Playing Pool at the Moon sounds like a bad trip but it's a good excuse to give some variety to a low-memory cart.

User Rating: 7 | Lunar Ball NES
The Good: Adjusting the friction of the table is great; simple though functional controls; good multiplayer.

The Bad: Graphics sometimes drop from "fair" to "poor"; some weird tables have terribly annoying pockets.

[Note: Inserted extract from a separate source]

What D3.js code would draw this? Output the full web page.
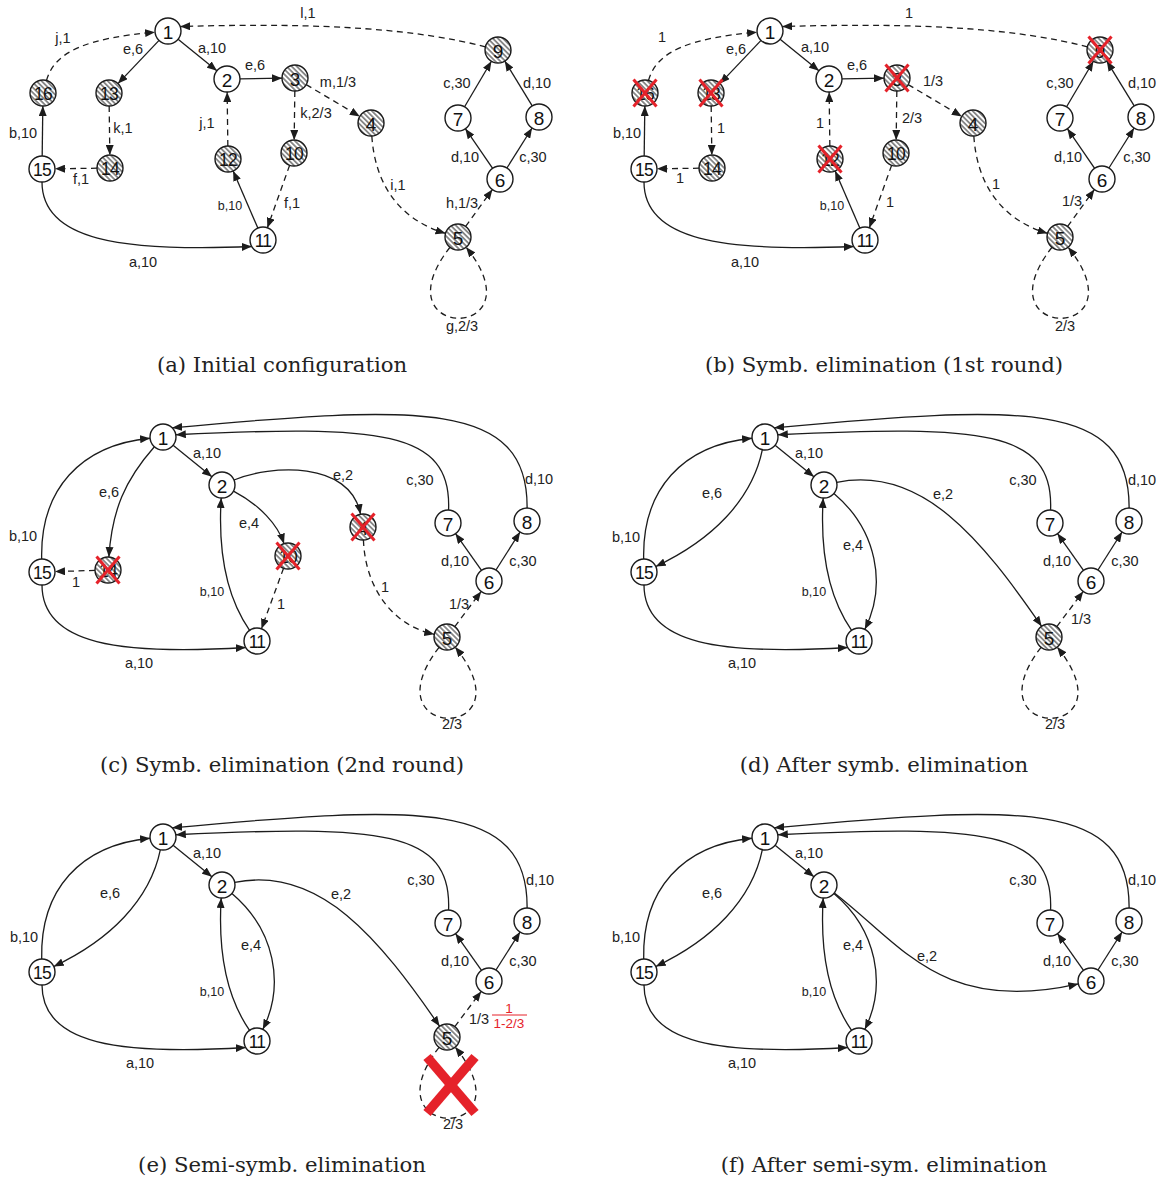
<!DOCTYPE html>
<html>
<head>
<meta charset="utf-8">
<script src="https://cdn.jsdelivr.net/npm/d3@7/dist/d3.min.js"></script>
<style>
  body { margin: 0; background: #fff; }
  svg text { font-family: "Liberation Sans", Arial, sans-serif; fill: #222; }
  .caption { font-family: "DejaVu Serif", "Liberation Serif", serif; }
</style>
</head>
<body>
<svg id="fig" width="1165" height="1180"></svg>
<script>
// ---------------- graph content ----------------
const nodesInitial = d3.range(1, 17).map(String);
const nodesRound2  = ["1", "2", "4", "5", "6", "7", "8", "10", "11", "14", "15"];
const nodesReduced = ["1", "2", "5", "6", "7", "8", "11", "15"];
const nodesFinal   = ["1", "2", "6", "7", "8", "11", "15"];

// probabilistic (hatched) states; edges leaving them are drawn dashed
const probInitial = ["3", "4", "5", "9", "10", "12", "13", "14", "16"];
const probRound2  = ["4", "5", "10", "14"];
const probReduced = ["5"];
const probFinal   = [];

const eliminatedRound1 = ["16", "13", "12", "3", "9"];
const eliminatedRound2 = ["14", "10", "4"];

// [source, target, label]
const edgesInitial = [
  ["1", "2", "a,10"], ["1", "13", "e,6"], ["2", "3", "e,6"], ["16", "1", "j,1"],
  ["15", "16", "b,10"], ["13", "14", "k,1"], ["14", "15", "f,1"], ["15", "11", "a,10"],
  ["11", "12", "b,10"], ["12", "2", "j,1"], ["3", "10", "k,2/3"], ["3", "4", "m,1/3"],
  ["10", "11", "f,1"], ["4", "5", "i,1"], ["5", "6", "h,1/3"], ["5", "5", "g,2/3"],
  ["6", "7", "d,10"], ["6", "8", "c,30"], ["7", "9", "c,30"], ["8", "9", "d,10"],
  ["9", "1", "l,1"]
];
const edgesRound1 = [
  ["1", "2", "a,10"], ["1", "13", "e,6"], ["2", "3", "e,6"], ["16", "1", "1"],
  ["15", "16", "b,10"], ["13", "14", "1"], ["14", "15", "1"], ["15", "11", "a,10"],
  ["11", "12", "b,10"], ["12", "2", "1"], ["3", "10", "2/3"], ["3", "4", "1/3"],
  ["10", "11", "1"], ["4", "5", "1"], ["5", "6", "1/3"], ["5", "5", "2/3"],
  ["6", "7", "d,10"], ["6", "8", "c,30"], ["7", "9", "c,30"], ["8", "9", "d,10"],
  ["9", "1", "1"]
];
const edgesRound2 = [
  ["1", "2", "a,10"], ["15", "1", "b,10"], ["1", "14", "e,6"], ["14", "15", "1"],
  ["15", "11", "a,10"], ["11", "2", "b,10"], ["2", "10", "e,4"], ["2", "4", "e,2"],
  ["10", "11", "1"], ["4", "5", "1"], ["5", "6", "1/3"], ["5", "5", "2/3"],
  ["6", "7", "d,10"], ["6", "8", "c,30"], ["7", "1", "c,30"], ["8", "1", "d,10"]
];
const edgesReduced = [
  ["1", "2", "a,10"], ["15", "1", "b,10"], ["1", "15", "e,6"], ["15", "11", "a,10"],
  ["11", "2", "b,10"], ["2", "11", "e,4"], ["2", "5", "e,2"], ["5", "6", "1/3"],
  ["5", "5", "2/3"], ["6", "7", "d,10"], ["6", "8", "c,30"], ["7", "1", "c,30"],
  ["8", "1", "d,10"]
];
const edgesFinal = [
  ["1", "2", "a,10"], ["15", "1", "b,10"], ["1", "15", "e,6"], ["15", "11", "a,10"],
  ["11", "2", "b,10"], ["2", "11", "e,4"], ["2", "6", "e,2"], ["6", "7", "d,10"],
  ["6", "8", "c,30"], ["7", "1", "c,30"], ["8", "1", "d,10"]
];

// self-loop factor 1/(1-2/3) written next to the 5 -> 6 edge
const loopFactorNum = "1";
const loopFactorDen = "1-2/3";

const captions = [
  "(a) Initial configuration",
  "(b) Symb. elimination (1st round)",
  "(c) Symb. elimination (2nd round)",
  "(d) After symb. elimination",
  "(e) Semi-symb. elimination",
  "(f) After semi-sym. elimination"
];

// ---------------- layout (panel-local coordinates) ----------------
const layoutAB = {
  "1": [168, 31], "2": [227, 79], "3": [295, 78], "4": [371, 123], "5": [458, 237],
  "6": [500, 179], "7": [458, 118], "8": [539, 117], "9": [498, 50], "10": [294, 153],
  "11": [263, 240], "12": [228, 159], "13": [109, 93], "14": [110, 168], "15": [42, 169],
  "16": [43, 93]
};
const layoutCF = {
  "1": [163, 37], "2": [222, 85], "4": [363, 127], "5": [447, 237], "6": [489, 181],
  "7": [448, 123], "8": [527, 121], "10": [288, 156], "11": [257, 241], "14": [108, 170],
  "15": [42, 172]
};

// cubic control points for curved edges; a0/a1 fix the attachment angle (deg)
const routesAB = {
  "16>1":  { c: [[55, 50], [90, 38]] },
  "9>1":   { c: [[420, 30], [330, 22]], a1: -20 },
  "15>11": { c: [[42, 240], [120, 252]], a1: 150 },
  "4>5":   { c: [[375, 185], [400, 220]] },
  "5>5":   { c: [[376, 342], [542, 342]] }
};
const routesCF = {
  "15>1":  { c: [[40, 90], [80, 45]] },
  "1>14":  { c: [[125, 80], [112, 110]] },
  "1>15":  { c: [[150, 100], [110, 140]] },
  "15>11": { c: [[42, 245], [120, 255]], a1: 150 },
  "11>2":  { c: [[225, 195], [218, 150]] },
  "2>10":  { c: [[260, 105], [278, 125]] },
  "2>11":  { c: [[275, 130], [285, 185]] },
  "2>4":   { c: [[270, 65], [350, 60]] },
  "2>5":   { c: [[320, 65], [380, 140]] },
  "2>6":   { c: [[300, 145], [340, 215]] },
  "4>5":   { c: [[365, 185], [390, 225]] },
  "7>1":   { c: [[452, 30], [380, 25]], a1: -10 },
  "8>1":   { c: [[528, 0], [420, 5]], a1: -45 },
  "5>5":   { c: [[366, 342], [532, 342]] }
};

// label centres per panel
const labelsA = {
  "1>2": [212, 48], "1>13": [133, 49], "2>3": [255, 65], "16>1": [63, 38],
  "15>16": [23, 133], "13>14": [123, 128], "14>15": [81, 179], "15>11": [143, 262],
  "11>12": [230, 206], "12>2": [207, 123], "3>10": [316, 113], "3>4": [338, 82],
  "10>11": [292, 203], "4>5": [398, 185], "5>6": [462, 203], "5>5": [462, 326],
  "6>7": [465, 157], "6>8": [533, 157], "7>9": [457, 83], "8>9": [537, 83],
  "9>1": [308, 13]
};
const labelsB = {
  "1>2": [213, 47], "1>13": [134, 49], "2>3": [255, 65], "16>1": [60, 37],
  "15>16": [25, 133], "13>14": [119, 128], "14>15": [78, 178], "15>11": [143, 262],
  "11>12": [230, 206], "12>2": [218, 123], "3>10": [310, 118], "3>4": [331, 81],
  "10>11": [288, 202], "4>5": [394, 184], "5>6": [470, 201], "5>5": [463, 326],
  "6>7": [466, 157], "6>8": [535, 157], "7>9": [458, 83], "8>9": [540, 83],
  "9>1": [307, 13]
};
const labelsC = {
  "1>2": [207, 53], "1>14": [109, 92], "15>1": [23, 136], "14>15": [76, 182],
  "2>10": [249, 123], "11>2": [212, 192], "10>11": [281, 204], "15>11": [139, 263],
  "2>4": [343, 75], "7>1": [420, 80], "8>1": [539, 79], "4>5": [385, 187],
  "5>6": [459, 204], "6>7": [455, 161], "6>8": [523, 161], "5>5": [452, 324]
};
const labelsDF = {
  "1>2": [207, 53], "1>15": [110, 93], "15>1": [24, 137], "2>11": [251, 145],
  "11>2": [212, 192], "15>11": [140, 263], "2>5": [341, 94], "7>1": [421, 80],
  "8>1": [540, 80], "6>7": [455, 161], "6>8": [523, 161], "5>6": [479, 219],
  "5>5": [453, 324], "2>6": [325, 156]
};
const smallLabels = ["11>12", "11>2"];

const panels = [
  { col: 0, row: 0, nodes: nodesInitial, prob: probInitial, edges: edgesInitial, pos: layoutAB, routes: routesAB, labels: labelsA, crossed: [] },
  { col: 1, row: 0, nodes: nodesInitial, prob: probInitial, edges: edgesRound1, pos: layoutAB, routes: routesAB, labels: labelsB, crossed: eliminatedRound1 },
  { col: 0, row: 1, nodes: nodesRound2, prob: probRound2, edges: edgesRound2, pos: layoutCF, routes: routesCF, labels: labelsC, crossed: eliminatedRound2 },
  { col: 1, row: 1, nodes: nodesReduced, prob: probReduced, edges: edgesReduced, pos: layoutCF, routes: routesCF, labels: labelsDF, crossed: [] },
  { col: 0, row: 2, nodes: nodesReduced, prob: probReduced, edges: edgesReduced, pos: layoutCF, routes: routesCF, labels: labelsDF, crossed: [], loopCut: true },
  { col: 1, row: 2, nodes: nodesFinal, prob: probFinal, edges: edgesFinal, pos: layoutCF, routes: routesCF, labels: labelsDF, crossed: [] }
];

// ---------------- drawing ----------------
const R = 13;           // node radius
const INK = "#1c1c1c";
const RED = "#e5222a";
const svg = d3.select("#fig");
const defs = svg.append("defs");

defs.append("marker")
  .attr("id", "arrow").attr("viewBox", "0 0 10 8")
  .attr("refX", 10).attr("refY", 4)
  .attr("markerWidth", 10).attr("markerHeight", 8)
  .attr("markerUnits", "userSpaceOnUse").attr("orient", "auto")
  .append("path").attr("d", "M0,0L10,4L0,8Z").attr("fill", INK);

const hatch = defs.append("pattern")
  .attr("id", "hatch").attr("patternUnits", "userSpaceOnUse")
  .attr("width", 3.6).attr("height", 3.6)
  .attr("patternTransform", "rotate(-45)");
hatch.append("rect").attr("width", 3.6).attr("height", 3.6).attr("fill", "#fff");
hatch.append("line").attr("x1", 0.9).attr("y1", 0).attr("x2", 0.9).attr("y2", 3.6)
  .attr("stroke", "#3a3a3a").attr("stroke-width", 1.1);

function boundary(c, toward, ang) {
  let ux, uy;
  if (ang != null) {
    ux = Math.cos(ang * Math.PI / 180); uy = Math.sin(ang * Math.PI / 180);
  } else {
    const dx = toward[0] - c[0], dy = toward[1] - c[1], L = Math.hypot(dx, dy);
    ux = dx / L; uy = dy / L;
  }
  return [c[0] + R * ux, c[1] + R * uy];
}

panels.forEach((p, i) => {
  const ox = p.col * 602, oy = p.row * 400;
  const x = d3.scaleLinear().domain([0, 560]).range([ox, ox + 560]);
  const y = d3.scaleLinear().domain([0, 400]).range([oy, oy + 400]);
  const g = svg.append("g");
  const isProb = id => p.prob.includes(id);

  // edges
  p.edges.forEach(e => {
    const key = e[0] + ">" + e[1];
    const a = p.pos[e[0]], b = p.pos[e[1]];
    const rt = p.routes[key];
    let d;
    if (rt) {
      const s = boundary(a, rt.c[0], rt.a0), t = boundary(b, rt.c[1], rt.a1);
      d = `M${x(s[0])},${y(s[1])}C${x(rt.c[0][0])},${y(rt.c[0][1])} ${x(rt.c[1][0])},${y(rt.c[1][1])} ${x(t[0])},${y(t[1])}`;
    } else {
      const s = boundary(a, b), t = boundary(b, a);
      d = `M${x(s[0])},${y(s[1])}L${x(t[0])},${y(t[1])}`;
    }
    g.append("path").attr("d", d)
      .attr("fill", "none").attr("stroke", INK).attr("stroke-width", 1.3)
      .attr("stroke-dasharray", isProb(e[0]) ? "6,4.5" : null)
      .attr("marker-end", "url(#arrow)");

    const lp = p.labels[key];
    if (lp) {
      g.append("text")
        .attr("x", x(lp[0])).attr("y", y(lp[1]))
        .attr("text-anchor", "middle").attr("dominant-baseline", "central")
        .attr("font-size", smallLabels.includes(key) ? 12.5 : 14.5)
        .text(e[2]);
    }
  });

  // nodes
  p.nodes.forEach(id => {
    const c = p.pos[id];
    g.append("circle").attr("cx", x(c[0])).attr("cy", y(c[1])).attr("r", R)
      .attr("fill", isProb(id) ? "url(#hatch)" : "#fff")
      .attr("stroke", INK).attr("stroke-width", 1.4);
    g.append("text").attr("x", x(c[0])).attr("y", y(c[1]) + 1)
      .attr("text-anchor", "middle").attr("dominant-baseline", "central")
      .attr("font-size", id.length > 1 ? 17.5 : 19)
      .attr("letter-spacing", id.length > 1 ? -0.8 : 0)
      .style("fill", "#111")
      .text(id);
    if (p.crossed.includes(id)) {
      [[-1, -1, 1, 1], [1, -1, -1, 1]].forEach(s => {
        g.append("line")
          .attr("x1", x(c[0] + s[0] * 11.5)).attr("y1", y(c[1] + s[1] * 13.5))
          .attr("x2", x(c[0] + s[2] * 11.5)).attr("y2", y(c[1] + s[3] * 13.5))
          .attr("stroke", RED).attr("stroke-width", 3);
      });
    }
  });

  // removal of the self-loop on state 5 and its normalisation factor
  if (p.loopCut) {
    const c5 = p.pos["5"];
    const cx = c5[0] + 4, cy = c5[1] + 48;
    [[-1, -1, 1, 1], [1, -1, -1, 1]].forEach(s => {
      g.append("line")
        .attr("x1", x(cx + s[0] * 24)).attr("y1", y(cy + s[1] * 28))
        .attr("x2", x(cx + s[2] * 24)).attr("y2", y(cy + s[3] * 28))
        .attr("stroke", RED).attr("stroke-width", 9.5);
    });
    const fx = 509, fy = 215;
    g.append("text").attr("x", x(fx)).attr("y", y(fy - 7))
      .attr("text-anchor", "middle").attr("dominant-baseline", "central")
      .attr("font-size", 13.5).style("fill", RED).text(loopFactorNum);
    g.append("line").attr("x1", x(fx - 17)).attr("x2", x(fx + 18))
      .attr("y1", y(fy)).attr("y2", y(fy))
      .attr("stroke", RED).attr("stroke-width", 1);
    g.append("text").attr("x", x(fx)).attr("y", y(fy + 8))
      .attr("text-anchor", "middle").attr("dominant-baseline", "central")
      .attr("font-size", 13.5).style("fill", RED).text(loopFactorDen);
  }

  // caption
  svg.append("text").attr("class", "caption")
    .attr("x", x(282)).attr("y", y(372))
    .attr("text-anchor", "middle").attr("font-size", 21.2)
    .text(captions[i]);
});
</script>
</body>
</html>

Lunar Pool was the first game FCI released for the NES back in 1987, and it started a good relationship between them and Nintendo which later resulted in other games under important labels, as Advanced Dungeons & Dragons and Ultima. The game consists in a simple pool game (that you can play alone, or against a 2nd player or the computer) but it's fairly different from others because of the environment: the Moon (?). That means you can play in a wide range of different tables and balls arrangements (up to 60 stages) and (more important) you can also adjust the tables' friction, emulating gravity variation.

The game is nice because it has a good replay value in its simplicity. The controls work pretty well, and multiplayer is funny. The single player mode is OK too, where you have 3 shots to put down a ball: if you can't do it you lose a try; if you can go through a stage you gain a new one. The wide variety of tables' design helps the replay value to grow, and in the end you still have the friction to adjust before starting a game, making the balls stuck or float to no-end in the table.

Lunar Pool is a good game to fit the smaller possible part of memory for a NES cartridge.